Review of Submission by Michel Houellebecq, translated by Lorin Stein
The controversial novel from Michel Houellebecq as if he'd write any thing but controversial text. In this novel as various articles about it referred to is that the Muslim Brotherhood wins the French presidential election in the run off against Marine Le Pen so their candidate, Ben Abbes takes over from Hollande in 2022 (so this is not a prophetic novel, complete fiction ) . Hoellebecq in a previous novel, the woeful Platform had long long anti-Muslim rants and I worried there could be the same in this.

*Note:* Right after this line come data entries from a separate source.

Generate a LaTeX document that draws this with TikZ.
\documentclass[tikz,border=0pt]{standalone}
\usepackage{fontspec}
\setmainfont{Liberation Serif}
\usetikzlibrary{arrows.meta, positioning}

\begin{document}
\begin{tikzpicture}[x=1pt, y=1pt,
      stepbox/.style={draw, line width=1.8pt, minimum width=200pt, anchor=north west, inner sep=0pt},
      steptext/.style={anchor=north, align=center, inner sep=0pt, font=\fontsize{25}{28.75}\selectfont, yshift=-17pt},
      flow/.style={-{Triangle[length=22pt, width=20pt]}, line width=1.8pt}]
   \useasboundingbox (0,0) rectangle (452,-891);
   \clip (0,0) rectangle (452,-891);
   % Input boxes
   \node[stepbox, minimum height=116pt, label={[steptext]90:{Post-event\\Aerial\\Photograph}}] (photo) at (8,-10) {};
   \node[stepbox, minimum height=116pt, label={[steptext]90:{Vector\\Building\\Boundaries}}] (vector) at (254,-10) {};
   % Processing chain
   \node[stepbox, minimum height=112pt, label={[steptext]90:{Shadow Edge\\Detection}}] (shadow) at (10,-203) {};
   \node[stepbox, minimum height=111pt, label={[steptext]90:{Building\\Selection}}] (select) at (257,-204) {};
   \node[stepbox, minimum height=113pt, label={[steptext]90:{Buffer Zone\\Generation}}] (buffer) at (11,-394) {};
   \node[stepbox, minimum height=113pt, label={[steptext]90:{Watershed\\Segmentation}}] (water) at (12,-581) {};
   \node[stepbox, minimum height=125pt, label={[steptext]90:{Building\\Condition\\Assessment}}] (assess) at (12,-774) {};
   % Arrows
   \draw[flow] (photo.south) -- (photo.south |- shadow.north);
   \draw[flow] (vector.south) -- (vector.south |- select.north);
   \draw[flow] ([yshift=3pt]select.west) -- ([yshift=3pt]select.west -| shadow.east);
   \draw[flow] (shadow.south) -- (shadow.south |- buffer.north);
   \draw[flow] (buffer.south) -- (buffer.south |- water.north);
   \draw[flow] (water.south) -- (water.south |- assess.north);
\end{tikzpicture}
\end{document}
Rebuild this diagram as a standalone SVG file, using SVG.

The main character is Francois, a senior professor in a Paris University on literature, his specialist writer being the 19th century novelist Joris-Karl Huysmans. He regularly spends the year in a relationship with one of his students. Currently it is a Jewish girl called Myriam. Francois is probably also the most outgoing and social main character for a Houellebecq novel, occasionally attending functions and accepting dinner invitations although when compared to the others, this wasn't hard. Some usual tropes of his are also present - bad/non-existent parental links, , detailed sexual content.
I am intrigued with a few paragraphs on the flaws of nationalism on page 215 though my biggest conclusion being those in academic world who convert to Islam to keep their jobs are those that previously had nativist/national front connections and the imagined France under Abbes' Muslim Brotherhood being the Frances that liberals/left-wingers/socialists etc would be against but the support of these groups in the run of was what got Abbes elected only to see Abbes bring in policies contrary to these. I see this more than a critique on Islam/Muslim,it is more I feel a satire on politics in general and I think shots are taking against all sides.
I quite enjoyed this novel. Some Houellebecq novels have been terrible (Platform and Whatever) and some have been excellent (Atomised and The Possibility of an Island). This fits in as not being his greatest work but very good nonetheless.
* * * *
I almost didn't finish this, but gave it a second chance and did, eventually, huff and puff my way through.
I hadn't read anything else by MH and bought this last summer in France because it had a "Prix des lecteurs" ("Readers' choice") sticker. I know that isn't the most scientific of reasons, but I'm sure we all judge a book (at least sometimes!) by its cover.
The central question with which the book begins is: "Who among us is worthy of eternal life?" The book explores this and there are some interesting philosophical debates between various characters. However, the book should have been half as long (200 ish pages instead of 400 ish). I got the point and it annoyed me that the author laboured it so much.
There are two narratives in the book: those of Daniel and his cloned successors. Daniel is a comedian whose twin obsessions are sex and ageing. Actually, one obsession - sex; he only appears interested in ageing to the extent that it will affect his ability to fall in love and have sex. His narrative is partly about his life, loves etc and partly about him meeting a sect called the Elohim (a google search reveals that the sect appears at least partly based on a real-life organisation) which strives to find a way to create eternal life for its adherents. In order to join the Elohim and (eventually) achieve eternal life, all members really have to do is bequeath their earthly possessions to the sect when they die. So, apparently, the answer to who is worthy of eternal life, appears to be anyone cynical enough to join the sect - there is no real moral or philosophical basis for the sect.
The narrative of the cloned successors is more interesting. They are 24th and 25th generation successors to the original Daniel. They live cut off from anyone else in a world which has undergone several catastrophic global events, apparently killing the majority of humans, leaving only a few "savages". Their only contact is via the internet. Their physical needs have been pared down to light, heat, water and salt. Slowly, the Daniel clone realises that this life is unfulfilling - no society, no individual decisions, no fulfilment. So much for eternal life. Daniel25 breaks out and the end of the book is about what he finds.
I am glad I soldiered on to the end, but I won't be reading any other MH. I think the same subject matter with a different author would have been more enjoyable. MH seems to want to shock the reader (lots of swearing, anti-Islamic comments and explicit sex), but I wasn't shocked, I was just annoyed and wanted him to get on with his exploration of his themes!